Masters of the Universe (stylized as Masters of the Universe: The Motion Picture) is a 1987 American superhero film directed by Gary Goddard, produced by Yoram Globus and by Menahem Golan and written by David Odell. The film stars Dolph Lundgren, Frank Langella, Jon Cypher, Chelsea Field, Billy Barty, Courteney Cox, Robert Duncan McNeill, and Meg Foster. It is based on the Mattel toy line of the same name and tells the story of two teenagers who meet He-Man, the most powerful man in the universe, and his friends, who arrive on Earth by chance from their home planet Eternia and go on a mission to save the universe from He-Man’s archenemy, the evil Skeletor.

Masters of the Universe was released theatrically in the United States on August 7, 1987. It was a critical and commercial failure, grossing $17 million worldwide against a budget of $22 million, but is now regarded as a classic cult film.

Plot
On the planet Eternia, Skeletor's army seizes Castle Grayskull, scatters the remaining Eternian defenders, and captures the Sorceress of Grayskull, planning to seize power over the entire universe by the next moonrise.

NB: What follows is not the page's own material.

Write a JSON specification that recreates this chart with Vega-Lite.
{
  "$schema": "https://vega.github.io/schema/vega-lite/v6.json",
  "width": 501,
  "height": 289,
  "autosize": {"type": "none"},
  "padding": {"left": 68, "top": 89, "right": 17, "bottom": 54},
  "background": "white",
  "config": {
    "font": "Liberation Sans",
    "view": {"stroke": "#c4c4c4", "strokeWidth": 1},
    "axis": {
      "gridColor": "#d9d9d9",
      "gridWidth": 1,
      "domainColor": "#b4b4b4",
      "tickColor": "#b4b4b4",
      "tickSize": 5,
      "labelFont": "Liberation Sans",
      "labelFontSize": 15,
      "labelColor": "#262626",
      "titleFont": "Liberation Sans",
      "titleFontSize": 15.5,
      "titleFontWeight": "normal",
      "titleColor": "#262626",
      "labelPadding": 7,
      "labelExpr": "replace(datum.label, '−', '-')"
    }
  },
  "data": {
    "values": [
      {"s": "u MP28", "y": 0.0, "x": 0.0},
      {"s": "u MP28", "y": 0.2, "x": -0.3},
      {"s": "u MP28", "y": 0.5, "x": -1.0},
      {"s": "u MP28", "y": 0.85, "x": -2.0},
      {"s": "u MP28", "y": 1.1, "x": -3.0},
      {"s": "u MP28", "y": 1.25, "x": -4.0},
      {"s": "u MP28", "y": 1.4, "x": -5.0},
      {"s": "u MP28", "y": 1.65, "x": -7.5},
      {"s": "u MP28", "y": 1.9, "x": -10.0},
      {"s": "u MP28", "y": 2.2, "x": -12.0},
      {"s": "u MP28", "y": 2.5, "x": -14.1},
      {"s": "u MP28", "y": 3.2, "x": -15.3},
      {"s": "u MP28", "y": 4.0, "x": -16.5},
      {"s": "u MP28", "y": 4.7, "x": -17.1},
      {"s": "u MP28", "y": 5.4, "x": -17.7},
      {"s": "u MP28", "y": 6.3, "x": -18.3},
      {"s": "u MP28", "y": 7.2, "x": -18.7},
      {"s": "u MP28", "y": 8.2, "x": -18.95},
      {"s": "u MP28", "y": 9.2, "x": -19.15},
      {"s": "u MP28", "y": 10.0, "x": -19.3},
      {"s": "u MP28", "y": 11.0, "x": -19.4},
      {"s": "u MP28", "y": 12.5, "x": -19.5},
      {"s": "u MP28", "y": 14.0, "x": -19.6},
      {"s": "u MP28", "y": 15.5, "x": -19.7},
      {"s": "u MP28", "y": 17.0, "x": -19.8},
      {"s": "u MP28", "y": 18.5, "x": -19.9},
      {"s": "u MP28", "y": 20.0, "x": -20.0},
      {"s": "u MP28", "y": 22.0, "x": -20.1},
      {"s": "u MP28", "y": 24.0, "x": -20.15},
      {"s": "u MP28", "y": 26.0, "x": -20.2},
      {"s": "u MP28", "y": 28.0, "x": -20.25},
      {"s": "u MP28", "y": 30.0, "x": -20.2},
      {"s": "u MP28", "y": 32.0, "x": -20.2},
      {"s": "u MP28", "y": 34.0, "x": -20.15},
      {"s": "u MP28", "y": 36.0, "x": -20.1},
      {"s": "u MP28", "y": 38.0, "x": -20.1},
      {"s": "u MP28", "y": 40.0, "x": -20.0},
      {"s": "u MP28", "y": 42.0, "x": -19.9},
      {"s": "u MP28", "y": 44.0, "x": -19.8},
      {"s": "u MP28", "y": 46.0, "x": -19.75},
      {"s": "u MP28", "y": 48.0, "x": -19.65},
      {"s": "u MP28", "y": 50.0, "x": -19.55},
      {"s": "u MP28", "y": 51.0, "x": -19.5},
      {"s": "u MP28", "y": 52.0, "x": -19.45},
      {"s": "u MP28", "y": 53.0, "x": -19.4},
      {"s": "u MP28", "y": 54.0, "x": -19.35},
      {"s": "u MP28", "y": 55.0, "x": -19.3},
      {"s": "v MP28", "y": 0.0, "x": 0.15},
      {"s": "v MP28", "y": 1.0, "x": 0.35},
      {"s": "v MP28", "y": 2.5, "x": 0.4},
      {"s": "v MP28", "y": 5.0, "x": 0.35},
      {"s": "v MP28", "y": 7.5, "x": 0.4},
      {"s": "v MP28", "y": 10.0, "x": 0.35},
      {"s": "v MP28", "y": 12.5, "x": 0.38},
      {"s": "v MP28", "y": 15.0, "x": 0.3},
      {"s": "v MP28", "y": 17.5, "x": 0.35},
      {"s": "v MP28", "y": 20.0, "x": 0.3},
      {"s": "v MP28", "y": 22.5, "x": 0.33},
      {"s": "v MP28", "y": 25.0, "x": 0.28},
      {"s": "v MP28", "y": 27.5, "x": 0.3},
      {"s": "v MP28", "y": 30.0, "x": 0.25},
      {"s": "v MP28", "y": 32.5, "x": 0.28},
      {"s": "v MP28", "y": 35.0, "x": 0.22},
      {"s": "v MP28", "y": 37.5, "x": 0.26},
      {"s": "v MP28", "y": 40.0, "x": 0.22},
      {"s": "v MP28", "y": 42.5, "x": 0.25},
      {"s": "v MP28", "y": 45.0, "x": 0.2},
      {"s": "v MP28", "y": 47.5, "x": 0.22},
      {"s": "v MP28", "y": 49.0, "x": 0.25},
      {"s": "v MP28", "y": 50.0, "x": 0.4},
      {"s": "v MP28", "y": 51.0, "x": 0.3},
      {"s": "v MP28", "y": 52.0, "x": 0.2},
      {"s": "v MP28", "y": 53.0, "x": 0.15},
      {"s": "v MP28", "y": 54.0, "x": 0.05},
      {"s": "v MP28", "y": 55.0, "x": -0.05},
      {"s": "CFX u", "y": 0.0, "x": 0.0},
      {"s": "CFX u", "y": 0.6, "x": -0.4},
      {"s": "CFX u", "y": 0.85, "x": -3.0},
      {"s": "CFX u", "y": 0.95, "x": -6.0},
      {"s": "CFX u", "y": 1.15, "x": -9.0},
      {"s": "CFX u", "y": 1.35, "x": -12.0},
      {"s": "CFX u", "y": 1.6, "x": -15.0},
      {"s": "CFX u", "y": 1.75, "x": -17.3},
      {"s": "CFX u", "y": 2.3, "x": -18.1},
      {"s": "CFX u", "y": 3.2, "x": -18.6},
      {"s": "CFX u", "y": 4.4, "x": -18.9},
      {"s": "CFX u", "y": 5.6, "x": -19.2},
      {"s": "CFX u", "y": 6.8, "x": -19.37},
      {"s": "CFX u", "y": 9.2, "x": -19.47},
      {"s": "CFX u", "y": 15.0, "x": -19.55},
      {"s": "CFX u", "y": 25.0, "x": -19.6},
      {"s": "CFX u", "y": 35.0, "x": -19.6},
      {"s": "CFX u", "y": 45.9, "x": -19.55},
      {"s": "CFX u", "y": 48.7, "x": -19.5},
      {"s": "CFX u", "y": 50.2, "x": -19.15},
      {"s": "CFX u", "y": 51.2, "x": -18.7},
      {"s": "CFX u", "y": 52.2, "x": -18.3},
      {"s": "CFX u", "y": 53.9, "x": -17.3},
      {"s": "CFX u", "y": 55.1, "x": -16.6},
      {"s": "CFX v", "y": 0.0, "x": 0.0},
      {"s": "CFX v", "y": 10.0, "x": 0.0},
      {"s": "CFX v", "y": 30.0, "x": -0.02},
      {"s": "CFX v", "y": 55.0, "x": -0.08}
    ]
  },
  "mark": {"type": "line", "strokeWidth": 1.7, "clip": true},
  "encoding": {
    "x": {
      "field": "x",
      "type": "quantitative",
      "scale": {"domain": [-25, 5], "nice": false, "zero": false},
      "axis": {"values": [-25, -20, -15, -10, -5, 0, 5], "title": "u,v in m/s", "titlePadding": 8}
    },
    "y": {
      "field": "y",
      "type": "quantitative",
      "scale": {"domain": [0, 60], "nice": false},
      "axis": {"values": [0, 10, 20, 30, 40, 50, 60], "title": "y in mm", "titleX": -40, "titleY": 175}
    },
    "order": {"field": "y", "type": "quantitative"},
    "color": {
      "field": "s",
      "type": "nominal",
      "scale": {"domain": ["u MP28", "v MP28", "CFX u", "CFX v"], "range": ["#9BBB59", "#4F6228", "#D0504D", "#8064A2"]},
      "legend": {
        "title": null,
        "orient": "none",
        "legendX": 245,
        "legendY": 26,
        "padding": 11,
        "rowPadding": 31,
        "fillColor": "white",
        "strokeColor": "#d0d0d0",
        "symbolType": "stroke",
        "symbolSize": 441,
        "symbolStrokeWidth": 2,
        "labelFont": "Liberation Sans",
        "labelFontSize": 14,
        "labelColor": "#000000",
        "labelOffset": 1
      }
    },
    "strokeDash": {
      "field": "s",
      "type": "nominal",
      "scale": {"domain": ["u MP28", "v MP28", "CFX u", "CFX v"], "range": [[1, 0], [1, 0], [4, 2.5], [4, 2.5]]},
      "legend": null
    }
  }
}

Skeletor's archenemy, the warrior He-Man, veteran soldier Man-At-Arms and his daughter Teela rescue Gwildor from Skeletor's forces. Gwildor, a Thenorian locksmith, reveals that Skeletor has acquired his invention: a "Cosmic Key" that can open a portal to anywhere by utilizing musical notes. The device was stolen by Skeletor's second-in-command, Evil-Lyn, allowing Skeletor to breach Castle Grayskull.

With Gwildor's remaining prototype of the Key in hand, He-Man and his friends travel to the Castle. They attempt to free the Sorceress but are overwhelmed by Skeletor's army and forced to flee through Gwildor's hastily opened portal, transporting them to Earth. The Key is misplaced on their arrival and discovered by two California teenagers, orphaned high school girl Julie Winston and her boyfriend Kevin Corrigan. While experimenting with the device, they accidentally send a signal that allows Evil-Lyn to track it. She then sends her henchmen Saurod, Blade, Beast Man and Karg to recover it.

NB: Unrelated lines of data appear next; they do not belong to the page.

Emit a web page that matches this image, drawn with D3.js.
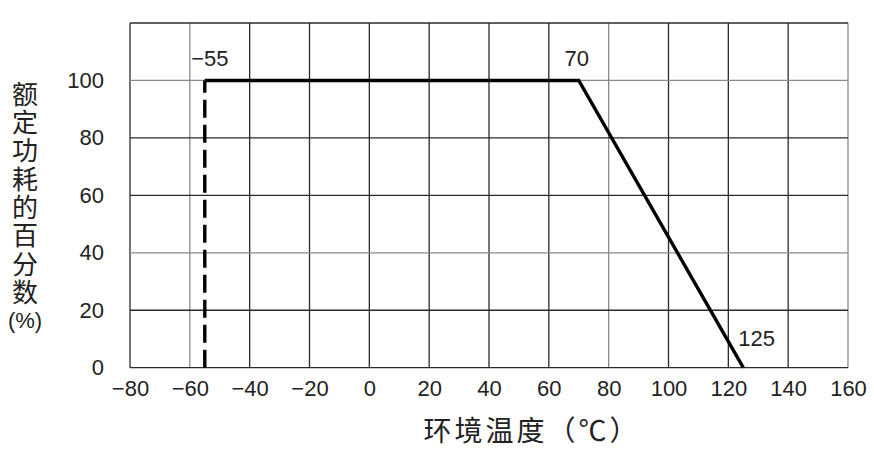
<!DOCTYPE html>
<html><head><meta charset="utf-8">
<script src="https://cdn.jsdelivr.net/npm/d3@7"></script>
<style>
body{margin:0;background:#fff;}
svg{display:block;}
</style></head>
<body>
<svg id="chart" width="874" height="450"></svg>
<script>
const xTicks = [-80,-60,-40,-20,0,20,40,60,80,100,120,140,160];
const yTicks = [0,20,40,60,80,100];
const dashedPts = [[-55,0],[-55,100]];
const solidPts = [[-55,100],[70,100],[125,0]];
const pointLabels = [{t:"−55", x:-55, y:100}, {t:"70", x:70, y:100}, {t:"125", x:125, y:0}];
const yTitleMain = "额定功耗的百分数";
const yTitleUnit = "(%)";
const xTitle = "环境温度（℃）";

const svg = d3.select("#chart");
const x = d3.scaleLinear().domain([-80,160]).range([130,848]);
const y = d3.scaleLinear().domain([0,120]).range([367.7,23]);

const lightX = new Set([-60,80,160]);
const lightY = new Set([100,40]);

// grid
svg.append("g").selectAll("line").data(xTicks).join("line")
  .attr("x1",d=>x(d)).attr("x2",d=>x(d)).attr("y1",y(0)).attr("y2",y(120))
  .attr("stroke",d=>lightX.has(d)?"#8a8a8a":"#2a2a2a").attr("stroke-width",1.3);
svg.append("g").selectAll("line").data(yTicks.concat([120])).join("line")
  .attr("x1",x(-80)).attr("x2",x(160)).attr("y1",d=>y(d)).attr("y2",d=>y(d))
  .attr("stroke",d=>lightY.has(d)?"#8a8a8a":"#2a2a2a").attr("stroke-width",1.3);

// axes labels via d3 axes
const xAxis = svg.append("g").attr("transform",`translate(0,${y(0)})`)
  .call(d3.axisBottom(x).tickValues(xTicks).tickSize(0).tickPadding(13));
xAxis.select(".domain").remove();
xAxis.selectAll("text").attr("font-family","Liberation Sans, Arial, sans-serif")
  .attr("font-size",22).attr("fill","#222");

const yAxis = svg.append("g").attr("transform",`translate(104,0)`)
  .call(d3.axisLeft(y).tickValues(yTicks).tickSize(0).tickPadding(0));
yAxis.select(".domain").remove();
yAxis.selectAll("text").attr("font-family","Liberation Sans, Arial, sans-serif")
  .attr("font-size",22).attr("fill","#222");

// lines
const line = d3.line().x(d=>x(d[0])).y(d=>y(d[1]));
svg.append("path").datum(dashedPts).attr("d",line).attr("fill","none")
  .attr("stroke","#000").attr("stroke-width",3.4).attr("stroke-dasharray","18,7");
svg.append("path").datum(solidPts).attr("d",line).attr("fill","none")
  .attr("stroke","#000").attr("stroke-width",3.4).attr("stroke-linejoin","miter");

// point labels
const off = {"−55":[5,-14,"middle"],"70":[-2,-14,"middle"],"125":[-5,-22,"start"]};
svg.append("g").selectAll("text").data(pointLabels).join("text")
  .attr("x",d=>x(d.x)+off[d.t][0]).attr("y",d=>y(d.y)+off[d.t][1])
  .attr("text-anchor",d=>off[d.t][2])
  .attr("font-family","Liberation Sans, Arial, sans-serif").attr("font-size",22).attr("fill","#222")
  .text(d=>d.t);

// y title: vertical text
svg.append("text").attr("x",25).attr("y",81)
  .style("writing-mode","vertical-rl").style("text-orientation","upright")
  .attr("letter-spacing",2.3)
  .attr("font-family","Noto Sans CJK SC, sans-serif").attr("font-size",26).attr("fill","#222")
  .text(yTitleMain);
svg.append("text").attr("x",25).attr("y",320).attr("dy","0.35em").attr("text-anchor","middle")
  .attr("font-family","Liberation Sans, Arial, sans-serif").attr("font-size",22).attr("fill","#222")
  .text(yTitleUnit);

// x title
svg.append("text").attr("x",532).attr("y",431).attr("dy","0.35em")
  .attr("text-anchor","middle").attr("letter-spacing",3)
  .attr("font-family","Noto Sans CJK SC, sans-serif").attr("font-size",28).attr("fill","#222")
  .text(xTitle);
</script>
</body></html>
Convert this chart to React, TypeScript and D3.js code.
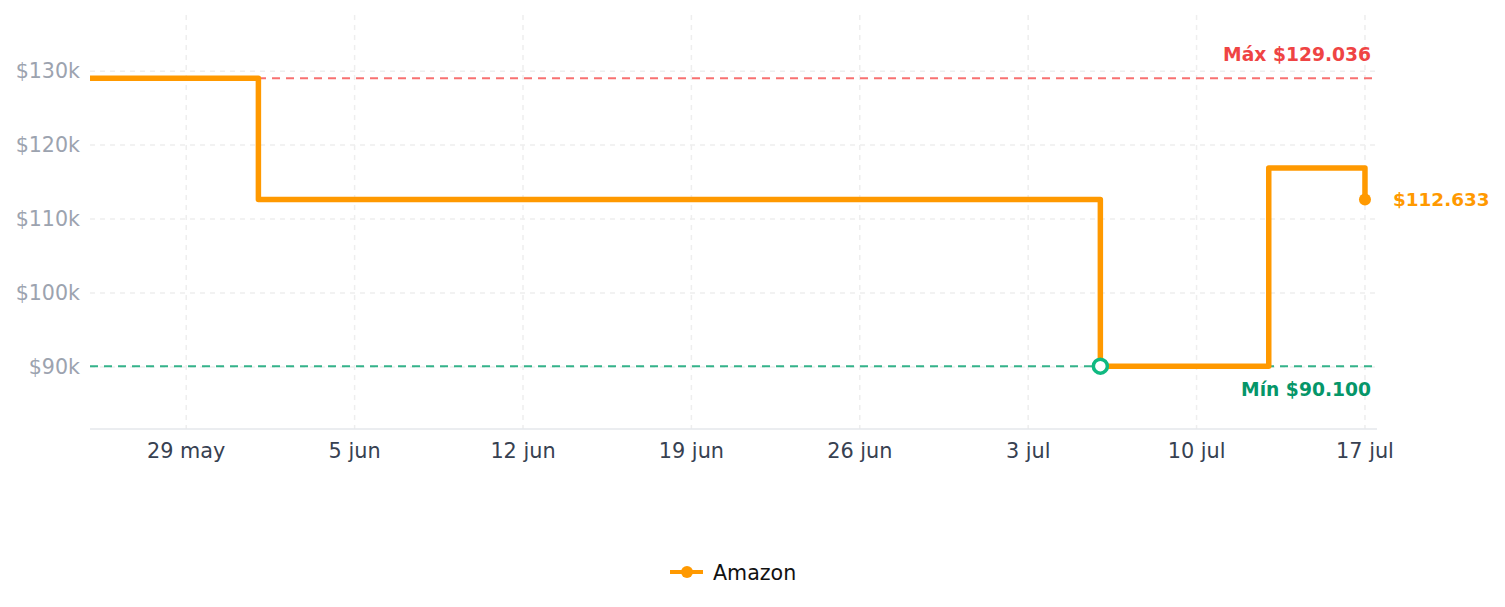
import React from "react";
import * as d3 from "d3";

const dates: string[] = ["2025-05-25", "2025-06-01", "2025-07-06", "2025-07-13", "2025-07-17"];
const prices: number[] = [129036, 112633, 90100, 116900, 112633];
const yTicks: number[] = [90000, 100000, 110000, 120000, 130000];
const xTickDates: string[] = ["2025-05-29", "2025-06-05", "2025-06-12", "2025-06-19", "2025-06-26", "2025-07-03", "2025-07-10", "2025-07-17"];
const xTickLabels: string[] = ["29 may", "5 jun", "12 jun", "19 jun", "26 jun", "3 jul", "10 jul", "17 jul"];
const maxPrice = 129036;
const minPrice = 90100;
const minDate = "2025-07-06";
const seriesName = "Amazon";

const W = 1505, H = 607;
const left = 90, right = 1377, top = 15, bottom = 429;
const ORANGE = "#ff9900";

const parse = (s: string) => new Date(s + "T00:00:00");
const fmt = (v: number) => "$" + d3.format(",")(v).replace(/,/g, ".");

export default function App() {
  const x = d3.scaleTime().domain([parse("2025-05-25"), new Date(parse("2025-07-17").getTime() + 12 * 3600 * 1000)]).range([left, right]);
  const y = d3.scaleLinear().domain([81600, 137600]).range([bottom, top]);
  const pts: [number, number][] = dates.map((d, i) => [x(parse(d)), y(prices[i])]);
  const line = d3.line().curve(d3.curveStepAfter)(pts) || "";
  const last = pts[pts.length - 1];
  const font = "DejaVu Sans, sans-serif";
  return (
    <svg width={W} height={H} style={{ position: "absolute", left: 0, top: 0, fontFamily: font }}>
      <rect width={W} height={H} fill="#fff" />
      {yTicks.map((t) => (
        <g key={t}>
          <line x1={left} x2={right} y1={y(t)} y2={y(t)} stroke="#eeeeee" strokeWidth={1.5} strokeDasharray="5 5" />
          <text x={80} y={y(t)} dy="0.35em" textAnchor="end" fill="#9ca3af" fontSize={20.6}>{"$" + t / 1000 + "k"}</text>
        </g>
      ))}
      {xTickDates.map((d, i) => (
        <g key={d}>
          <line x1={x(parse(d))} x2={x(parse(d))} y1={top} y2={bottom} stroke="#eeeeee" strokeWidth={1.5} strokeDasharray="5 5" />
          <text x={x(parse(d))} y={451} dy="0.35em" textAnchor="middle" fill="#374151" fontSize={20.8}>{xTickLabels[i]}</text>
        </g>
      ))}
      <line x1={left} x2={right} y1={bottom} y2={bottom} stroke="#e5e7eb" strokeWidth={1.5} />
      <line x1={left} x2={right} y1={y(maxPrice)} y2={y(maxPrice)} stroke="#f87171" strokeWidth={2} strokeDasharray="8 6" />
      <line x1={left} x2={right} y1={y(minPrice)} y2={y(minPrice)} stroke="#34b38a" strokeWidth={2} strokeDasharray="8 6" />
      <text x={1371} y={y(maxPrice) - 24} dy="0.35em" textAnchor="end" fill="#ef4444" fontSize={18.7} fontWeight="bold">{"Máx " + fmt(maxPrice)}</text>
      <text x={1371} y={y(minPrice) + 23} dy="0.35em" textAnchor="end" fill="#059669" fontSize={18.7} fontWeight="bold">{"Mín " + fmt(minPrice)}</text>
      <path d={line} fill="none" stroke={ORANGE} strokeWidth={5.5} strokeLinejoin="round" />
      <circle cx={last[0]} cy={last[1]} r={6} fill={ORANGE} />
      <text x={last[0] + 28} y={last[1]} dy="0.35em" fill={ORANGE} fontSize={18.4} fontWeight="bold">{fmt(prices[prices.length - 1])}</text>
      <circle cx={x(parse(minDate))} cy={y(minPrice)} r={7} fill="#fff" stroke="#10b981" strokeWidth={3.5} />
      <g>
        <line x1={670} x2={703} y1={572} y2={572} stroke={ORANGE} strokeWidth={4} />
        <circle cx={687} cy={572} r={6} fill={ORANGE} />
        <text x={713} y={573} dy="0.35em" fill="#111" fontSize={20.6}>{seriesName}</text>
      </g>
    </svg>
  );
}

Kevin, an aspiring musician, mistakes the Key for a synthesizer and takes it to a music store run by his friend Charlie. Karg's team arrives and chases Julie until He-Man rescues her. Karg's team returns to Grayskull where, incensed by their failure, Skeletor kills Saurod and sends the others back to Earth, with a larger force under Evil-Lyn's command. Unable to find Julie, Kevin is taken to Julie's house by Lubic, a detective investigating the disturbance created by Karg's team. Suspecting the Key is stolen, Lubic confiscates it from Kevin and leaves. Immediately afterward, Evil-Lyn captures and interrogates Kevin for the Key's location with a mind-control collar, before pursuing Lubic.

Julie and the Eternians release Kevin from the collar before they go after Lubic and the Key. They arrive at Charlie's store, but Skeletor's forces catch up with them and a pitched battle ensues. Evil-Lyn recovers the Key and summons Skeletor to Earth. Skeletor's forces capture the Eternians, and Julie is mortally wounded by Skeletor's lightning blast, which simultaneously erases the memory storage of Gwildor's Key. He-Man surrenders to save his comrades and is returned to Eternia as Skeletor's slave. Skeletor attempts to torture He-Man into submission, to make his victory complete, but He-Man refuses to yield. The moment arrives for Skeletor to receive the power of the cosmos, and declaring himself the Master of the Universe, Skeletor uses his new powers to attempt to force He-Man to kneel.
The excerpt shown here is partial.